▶ [SUPPLIED MATERIAL]
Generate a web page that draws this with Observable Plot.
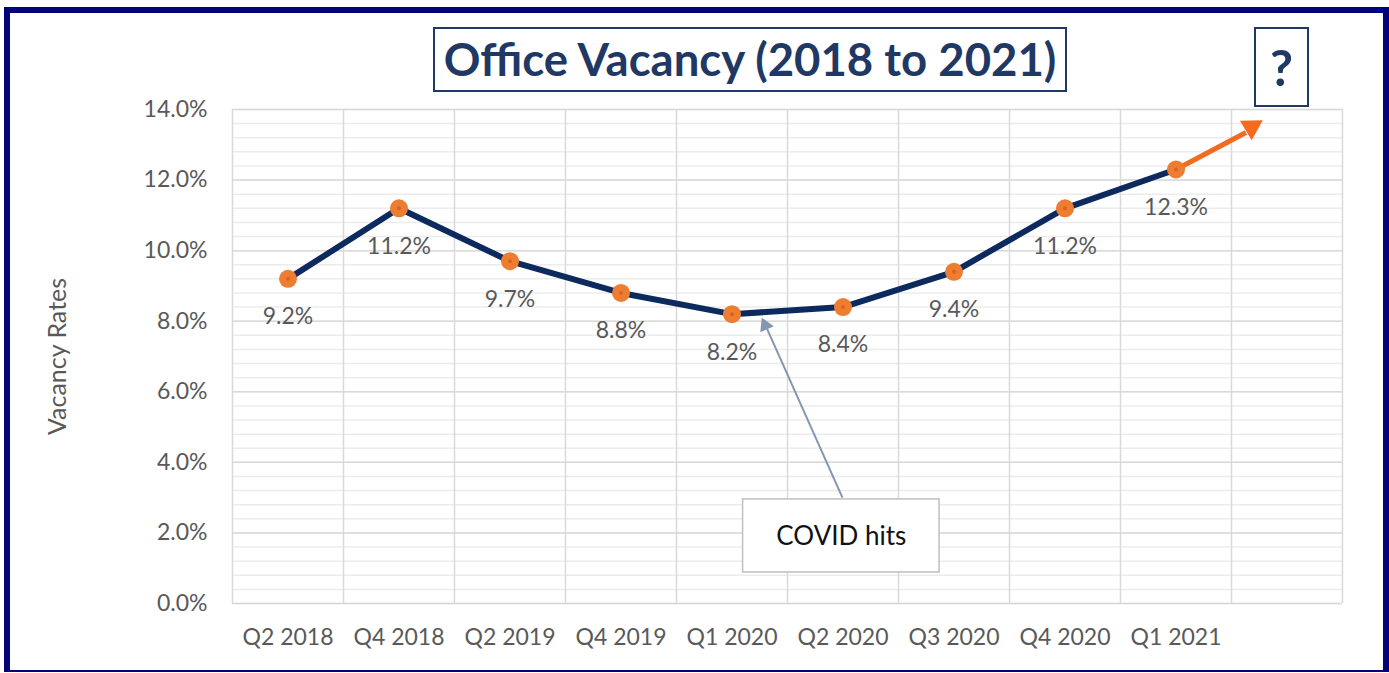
<!DOCTYPE html>
<html>
<head>
<meta charset="utf-8">
<script src="https://cdn.jsdelivr.net/npm/d3@7"></script>
<script src="https://cdn.jsdelivr.net/npm/@observablehq/plot@0.6"></script>
<style>
  html, body { margin: 0; padding: 0; background: #fff; }
  #wrap { position: relative; width: 1389px; height: 673px; overflow: hidden; background: #fff; }
  #chart { position: absolute; left: 0; top: 0; }
  .frame { position: absolute; left: 4px; top: 7px; width: 1385px; height: 665px; box-sizing: border-box;
           border-style: solid; border-color: #03037a; border-width: 6px 6px 2px 6px; }
  .box { position: absolute; box-sizing: border-box; border: 2px solid #1f3864; color: #1f3864;
         font-family: Lato, sans-serif; font-weight: 700; display: flex; align-items: center; justify-content: center;
         background: #fff; }
  .title { left: 433px; top: 27px; width: 634px; height: 65px; font-size: 45.5px; padding-bottom: 2px; }
  .q { left: 1254px; top: 27px; width: 55px; height: 80px; font-size: 50px; }
</style>
</head>
<body>
<div id="wrap">
  <div id="chart"></div>
  <div class="frame"></div>
  <div class="box title">Office Vacancy (2018 to 2021)</div>
  <div class="box q">?</div>
</div>
<script>
// ---- data ----
const quarters = ["Q2 2018", "Q4 2018", "Q2 2019", "Q4 2019", "Q1 2020", "Q2 2020", "Q3 2020", "Q4 2020", "Q1 2021"];
const vacancy = [9.2, 11.2, 9.7, 8.8, 8.2, 8.4, 9.4, 11.2, 12.3];
const yTicks = [0, 2, 4, 6, 8, 10, 12, 14];
const slotCount = 10; // 9 quarters + one empty slot for the projection arrow

// annotation geometry in data units (slot index, percent)
const projectionArrow = [{x1: 8.5, y1: 12.3, x2: 9.13, y2: 13.35}];
const projectionHead = [{x: 9.18, y: 13.5}];
const covidArrow = [{x1: 5.495, y1: 3.0, x2: 4.816, y2: 7.785}];
const covidHead = [{x: 4.8, y: 7.88}];
const covidBox = [{x1: 4.6, x2: 6.37, y1: 0.88, y2: 2.95}];
const covidLabel = [{x: 5.485, y: 1.9, text: "COVID hits"}];

// ---- derived ----
const rows = quarters.map((q, i) => ({q, x: i + 0.5, v: vacancy[i]}));
const xCenters = rows.map(d => d.x);
const xEdges = d3.range(0, slotCount + 1);
const minorTicks = d3.range(0, 36).map(i => i * 0.4);

const chart = Plot.plot({
  width: 1389,
  height: 673,
  marginLeft: 232,
  marginRight: 47,
  marginTop: 109,
  marginBottom: 70,
  style: {fontFamily: "Lato, sans-serif", fontSize: "23px", color: "#595959", background: "transparent"},
  x: {type: "linear", domain: [0, slotCount]},
  y: {domain: [0, 14]},
  marks: [
    Plot.ruleY(minorTicks, {stroke: "#ececec", strokeWidth: 1.5}),
    Plot.ruleY(yTicks, {stroke: "#d9d9d9", strokeWidth: 1.5}),
    Plot.ruleX(xEdges, {stroke: "#d9d9d9", strokeWidth: 1.5}),
    Plot.axisY({ticks: yTicks, tickSize: 0, tickPadding: 25, fontSize: 23,
                tickFormat: d => d.toFixed(1) + "%", label: null}),
    Plot.axisX({ticks: xCenters, tickSize: 0, tickPadding: 25, fontSize: 23,
                tickFormat: d => quarters[Math.floor(d)], label: null}),
    Plot.text(["Vacancy Rates"], {frameAnchor: "left", rotate: -90, dx: -175, textAnchor: "middle",
                fontSize: 25, fill: "#595959"}),
    Plot.link(projectionArrow, {x1: "x1", y1: "y1", x2: "x2", y2: "y2", stroke: "#f26b21", strokeWidth: 5}),
    Plot.dot(projectionHead, {x: "x", y: "y", symbol: "triangle", r: 8.5, fill: "#f26b21", rotate: 59}),
    Plot.line(rows, {x: "x", y: "v", stroke: "#0d2a5f", strokeWidth: 6}),
    Plot.dot(rows, {x: "x", y: "v", r: 9, fill: "#ed7d31"}),
    Plot.dot(rows, {x: "x", y: "v", r: 2, fill: "#e0601c"}),
    Plot.text(rows, {x: "x", y: "v", text: d => d.v.toFixed(1) + "%", dy: 38, fontSize: 23, fill: "#595959"}),
    Plot.link(covidArrow, {x1: "x1", y1: "y1", x2: "x2", y2: "y2", stroke: "#8497b0", strokeWidth: 2}),
    Plot.dot(covidHead, {x: "x", y: "y", symbol: "triangle", r: 5.5, fill: "#8497b0", rotate: -24}),
    Plot.rect(covidBox, {x1: "x1", x2: "x2", y1: "y1", y2: "y2", fill: "#fff", stroke: "#bfbfbf", strokeWidth: 1.5}),
    Plot.text(covidLabel, {x: "x", y: "y", text: "text", fontSize: 26, fill: "#111"})
  ]
});
document.getElementById("chart").appendChild(chart);
</script>
</body>
</html>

▶ [STATED TASK] Return exactly what appears from the opening line of the material through the line with "const slotCount = 10;", apart from the pictures.

▶ [SOLUTION FOR THIS TASK]
Generate a web page that draws this with Observable Plot.
<!DOCTYPE html>
<html>
<head>
<meta charset="utf-8">
<script src="https://cdn.jsdelivr.net/npm/d3@7"></script>
<script src="https://cdn.jsdelivr.net/npm/@observablehq/plot@0.6"></script>
<style>
  html, body { margin: 0; padding: 0; background: #fff; }
  #wrap { position: relative; width: 1389px; height: 673px; overflow: hidden; background: #fff; }
  #chart { position: absolute; left: 0; top: 0; }
  .frame { position: absolute; left: 4px; top: 7px; width: 1385px; height: 665px; box-sizing: border-box;
           border-style: solid; border-color: #03037a; border-width: 6px 6px 2px 6px; }
  .box { position: absolute; box-sizing: border-box; border: 2px solid #1f3864; color: #1f3864;
         font-family: Lato, sans-serif; font-weight: 700; display: flex; align-items: center; justify-content: center;
         background: #fff; }
  .title { left: 433px; top: 27px; width: 634px; height: 65px; font-size: 45.5px; padding-bottom: 2px; }
  .q { left: 1254px; top: 27px; width: 55px; height: 80px; font-size: 50px; }
</style>
</head>
<body>
<div id="wrap">
  <div id="chart"></div>
  <div class="frame"></div>
  <div class="box title">Office Vacancy (2018 to 2021)</div>
  <div class="box q">?</div>
</div>
<script>
// ---- data ----
const quarters = ["Q2 2018", "Q4 2018", "Q2 2019", "Q4 2019", "Q1 2020", "Q2 2020", "Q3 2020", "Q4 2020", "Q1 2021"];
const vacancy = [9.2, 11.2, 9.7, 8.8, 8.2, 8.4, 9.4, 11.2, 12.3];
const yTicks = [0, 2, 4, 6, 8, 10, 12, 14];
const slotCount = 10; // 9 quarters + one empty slot for the projection arrow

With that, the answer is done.